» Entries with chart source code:
-- begin --
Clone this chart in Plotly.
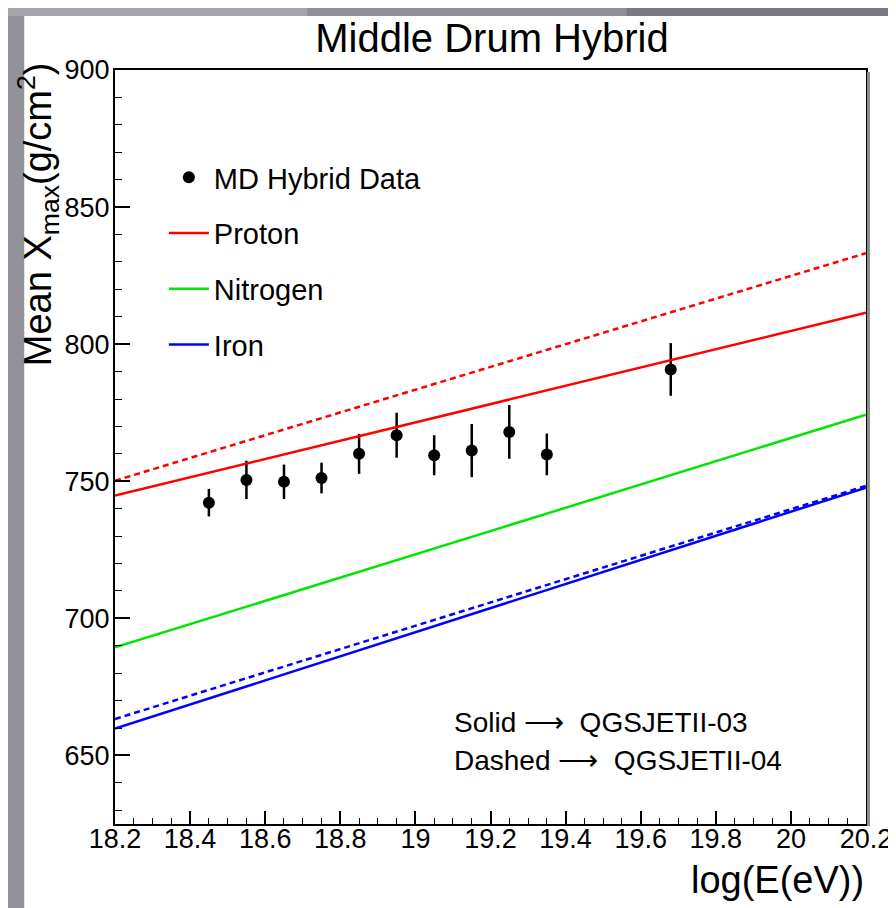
import plotly.graph_objects as go

# ---------------- data ----------------
energy = [18.45, 18.55, 18.65, 18.75, 18.85, 18.95, 19.05, 19.15, 19.25, 19.35, 19.68]
xmax_data = [742.2, 750.5, 749.8, 751.2, 760.0, 766.8, 759.5, 761.2, 768.0, 759.8, 790.8]
xmax_err = [5.0, 7.0, 6.3, 5.6, 7.3, 8.2, 7.3, 9.7, 9.8, 7.6, 9.6]

line_energy = [18.2, 20.2]
proton_qgs03 = [744.8, 811.5]
proton_qgs04 = [750.2, 833.2]
nitrogen_qgs03 = [689.4, 774.3]
iron_qgs03 = [659.8, 747.7]
iron_qgs04 = [663.3, 748.3]

x_ticks = [18.2, 18.4, 18.6, 18.8, 19.0, 19.2, 19.4, 19.6, 19.8, 20.0, 20.2]
x_tick_text = ["18.2", "18.4", "18.6", "18.8", "19", "19.2", "19.4", "19.6", "19.8", "20", "20.2"]
y_ticks = [650, 700, 750, 800, 850, 900]

# ---------------- geometry ----------------
W, H = 896, 908
L, R, T, B = 107, 36, 62, 92
PW, PH = W - L - R, H - T - B


def px(x):
    return (x - L) / PW


def py(y):
    return (H - B - y) / PH


FONT = "Liberation Sans, Arial, sans-serif"

fig = go.Figure()

fig.add_trace(go.Scatter(
    x=energy, y=xmax_data, mode="markers", name="MD Hybrid Data",
    marker=dict(color="black", size=12, symbol="circle"),
    error_y=dict(type="data", array=xmax_err, visible=True, color="black", thickness=2.5, width=0),
    legendgroup="d",
))
fig.add_trace(go.Scatter(
    x=line_energy, y=proton_qgs03, mode="lines", name="Proton",
    line=dict(color="#ff0000", width=2.5), legendgroup="p",
))
fig.add_trace(go.Scatter(
    x=line_energy, y=nitrogen_qgs03, mode="lines", name="Nitrogen",
    line=dict(color="#00e600", width=2.5), legendgroup="n",
))
fig.add_trace(go.Scatter(
    x=line_energy, y=iron_qgs03, mode="lines", name="Iron",
    line=dict(color="#0000ff", width=2.5), legendgroup="f",
))
fig.add_trace(go.Scatter(
    x=line_energy, y=proton_qgs04, mode="lines", name="Proton (QGSJETII-04)",
    line=dict(color="#ff0000", width=2.5, dash="6px,4px"), showlegend=False,
))
fig.add_trace(go.Scatter(
    x=line_energy, y=iron_qgs04, mode="lines", name="Iron (QGSJETII-04)",
    line=dict(color="#0000ff", width=2.5, dash="6px,4px"), showlegend=False,
))

shapes = [
    # white slide area (grey band remains at left/top)
    dict(type="rect", xref="paper", yref="paper", layer="below",
         x0=px(16), x1=px(W + 5), y0=py(H + 5), y1=py(8),
         fillcolor="white", line=dict(width=0)),
    # top band gradient pieces
    dict(type="rect", xref="paper", yref="paper", layer="below",
         x0=px(-5), x1=px(300), y0=py(8), y1=py(-5),
         fillcolor="#a3a3ab", line=dict(width=0)),
    dict(type="rect", xref="paper", yref="paper", layer="below",
         x0=px(300), x1=px(620), y0=py(8), y1=py(-5),
         fillcolor="#8f8f98", line=dict(width=0)),
    dict(type="rect", xref="paper", yref="paper", layer="below",
         x0=px(620), x1=px(W + 5), y0=py(8), y1=py(-5),
         fillcolor="#7a7a84", line=dict(width=0)),
    # right frame shadow
    dict(type="line", xref="paper", yref="paper",
         x0=px(862.5), x1=px(862.5), y0=py(818), y1=py(64),
         line=dict(color="#8c8c8c", width=3)),
]

annotations = [
    dict(text="Mean X<sub>max</sub>(g/cm<sup>2</sup>)", textangle=-90,
         xref="paper", yref="paper", x=px(30), y=py(52), xanchor="center", yanchor="top",
         showarrow=False, font=dict(family=FONT, size=38, color="black")),
    dict(text="log(E(eV))", xref="paper", yref="paper", x=px(860), y=py(872),
         xanchor="right", yanchor="middle", showarrow=False,
         font=dict(family=FONT, size=38, color="black")),
    dict(text="Solid \u27f6  QGSJETII-03", xref="paper", yref="paper", x=px(445), y=py(714),
         xanchor="left", yanchor="middle", showarrow=False,
         font=dict(family=FONT, size=28, color="black")),
    dict(text="Dashed \u27f6  QGSJETII-04", xref="paper", yref="paper", x=px(445), y=py(752),
         xanchor="left", yanchor="middle", showarrow=False,
         font=dict(family=FONT, size=28, color="black")),
]

fig.update_layout(
    width=W, height=H,
    margin=dict(l=L, r=R, t=T, b=B),
    paper_bgcolor="#92929a",
    plot_bgcolor="white",
    title=dict(text="Middle Drum Hybrid", x=px(485), xref="paper", xanchor="center",
               y=1 - 30 / H, yref="container", yanchor="middle",
               font=dict(family=FONT, size=40, color="black")),
    showlegend=True,
    legend=dict(x=px(156), y=py(144), xanchor="left", yanchor="top",
                bgcolor="rgba(255,255,255,0)", borderwidth=0,
                font=dict(family=FONT, size=29, color="black"),
                itemwidth=40,
                tracegroupgap=15, traceorder="grouped"),
    shapes=shapes,
    annotations=annotations,
)

fig.update_xaxes(
    range=[18.2, 20.2], tickvals=x_ticks, ticktext=x_tick_text,
    ticks="inside", ticklen=13, tickwidth=1.5, tickcolor="black",
    minor=dict(dtick=0.05, tick0=18.2, ticks="inside", ticklen=6, tickcolor="black", tickwidth=1),
    showline=True, linecolor="black", linewidth=2, mirror=True,
    showgrid=False, zeroline=False,
    tickfont=dict(family=FONT, size=27, color="black"),
    ticklabelstandoff=-10,
)
fig.update_yaxes(
    range=[625, 900], tickvals=y_ticks,
    ticks="inside", ticklen=15, tickwidth=1.5, tickcolor="black",
    minor=dict(dtick=10, tick0=600, ticks="inside", ticklen=7, tickcolor="black", tickwidth=1),
    showline=True, linecolor="black", linewidth=2, mirror=True,
    showgrid=False, zeroline=False,
    tickfont=dict(family=FONT, size=27, color="black"),
    ticklabelstandoff=-2,
)

fig.write_html("out.html")
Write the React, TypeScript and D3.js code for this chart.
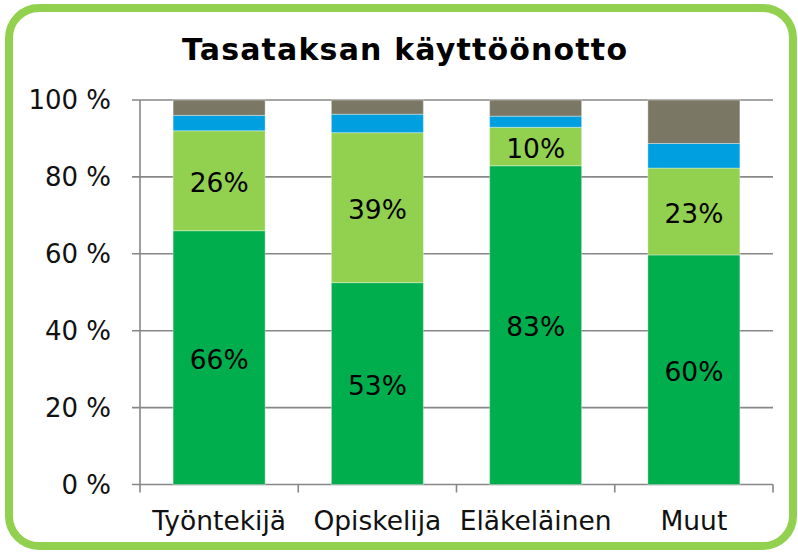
import React from "react";
import * as d3 from "d3";

const title = "Tasataksan käyttöönotto";
const categories = ["Työntekijä", "Opiskelija", "Eläkeläinen", "Muut"];
const seriesKeys = ["s1", "s2", "s3", "s4"];
const s1Values = [66, 52.5, 82.9, 59.7];
const s2Values = [26, 39, 10, 22.6];
const s3Values = [4, 4.8, 2.9, 6.4];
const s4Values = [4, 3.7, 4.2, 11.3];
const s1Labels = ["66%", "53%", "83%", "60%"];
const s2Labels = ["26%", "39%", "10%", "23%"];
const yTicks = [0, 20, 40, 60, 80, 100];
const colors = ["#00AE4D", "#92D050", "#009FDF", "#7A7865"];

export default function App() {
  const W = 798;
  const H = 553;
  const left = 140;
  const right = 773;
  const top = 100;
  const bottom = 484.5;

  const rows = categories.map((c, i) => ({
    cat: c,
    s1: s1Values[i],
    s2: s2Values[i],
    s3: s3Values[i],
    s4: s4Values[i],
  }));
  const stack = d3.stack<any>().keys(seriesKeys)(rows);

  const pi = 0.4186;
  const x = d3
    .scaleBand<string>()
    .domain(categories)
    .range([left, right])
    .paddingInner(pi)
    .paddingOuter(pi / 2);
  const y = d3.scaleLinear().domain([0, 100]).range([bottom, top]);
  const step = x.step();
  const font = "'DejaVu Sans', Verdana, sans-serif";
  const gridColor = "#878787";

  const labels = [s1Labels, s2Labels];

  return (
    <div style={{ position: "fixed", left: 0, top: 0 }}>
      <svg width={W} height={H} style={{ display: "block" }}>
        <rect x={0} y={0} width={W} height={H} fill="#fff" />
        <rect
          x={9}
          y={8}
          width={784}
          height={538}
          rx={30}
          ry={30}
          fill="#fff"
          stroke="#92D050"
          strokeWidth={8}
        />
        <text
          x={404.5}
          y={60}
          textAnchor="middle"
          fontFamily={font}
          fontWeight="bold"
          fontSize={30}
          textLength={445}
          lengthAdjust="spacing"
          fill="#000"
        >
          {title}
        </text>
        {yTicks.map((t) => (
          <g key={t}>
            <line
              x1={left - 8}
              x2={right}
              y1={y(t)}
              y2={y(t)}
              stroke={gridColor}
              strokeWidth={1.6}
            />
            <text
              x={111}
              y={y(t)}
              dy="0.36em"
              textAnchor="end"
              fontFamily={font}
              fontSize={26}
              fill="#111"
            >
              {t} %
            </text>
          </g>
        ))}
        <line x1={left} x2={left} y1={top} y2={bottom} stroke={gridColor} strokeWidth={1.6} />
        {categories.map((c, i) => {
          const x0 = (x(c) as number) - (step * pi) / 2;
          return (
            <line
              key={"t" + i}
              x1={x0}
              x2={x0}
              y1={bottom}
              y2={bottom + 8}
              stroke={gridColor}
              strokeWidth={1.6}
            />
          );
        })}
        <line
          x1={right}
          x2={right}
          y1={bottom}
          y2={bottom + 8}
          stroke={gridColor}
          strokeWidth={1.6}
        />
        {stack.map((layer, li) => (
          <g key={layer.key} fill={colors[li]}>
            {layer.map((d, i) => (
              <rect
                key={i}
                x={x(categories[i])}
                width={x.bandwidth()}
                y={y(d[1])}
                height={y(d[0]) - y(d[1])}
                stroke="rgba(255,255,255,0.35)"
                strokeWidth={1}
              />
            ))}
          </g>
        ))}
        {stack.slice(0, 2).map((layer, li) =>
          layer.map((d, i) => (
            <text
              key={li + "-" + i}
              x={(x(categories[i]) as number) + x.bandwidth() / 2}
              y={y((d[0] + d[1]) / 2) + 1.5}
              dy="0.36em"
              textAnchor="middle"
              fontFamily={font}
              fontSize={26.5}
              fill="#000"
            >
              {labels[li][i]}
            </text>
          ))
        )}
        {categories.map((c) => (
          <text
            key={c}
            x={(x(c) as number) + x.bandwidth() / 2}
            y={530}
            textAnchor="middle"
            fontFamily={font}
            fontSize={26.5}
            fill="#111"
          >
            {c}
          </text>
        ))}
      </svg>
    </div>
  );
}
-- end --
» What is being asked: Please return, exactly as written, the lines from the first line of the records above through the line containing "iron_qgs04 = [663.3, 748.3]", both included, leaving out any pictures.

» Reply:
Clone this chart in Plotly.
import plotly.graph_objects as go

# ---------------- data ----------------
energy = [18.45, 18.55, 18.65, 18.75, 18.85, 18.95, 19.05, 19.15, 19.25, 19.35, 19.68]
xmax_data = [742.2, 750.5, 749.8, 751.2, 760.0, 766.8, 759.5, 761.2, 768.0, 759.8, 790.8]
xmax_err = [5.0, 7.0, 6.3, 5.6, 7.3, 8.2, 7.3, 9.7, 9.8, 7.6, 9.6]

line_energy = [18.2, 20.2]
proton_qgs03 = [744.8, 811.5]
proton_qgs04 = [750.2, 833.2]
nitrogen_qgs03 = [689.4, 774.3]
iron_qgs03 = [659.8, 747.7]
iron_qgs04 = [663.3, 748.3]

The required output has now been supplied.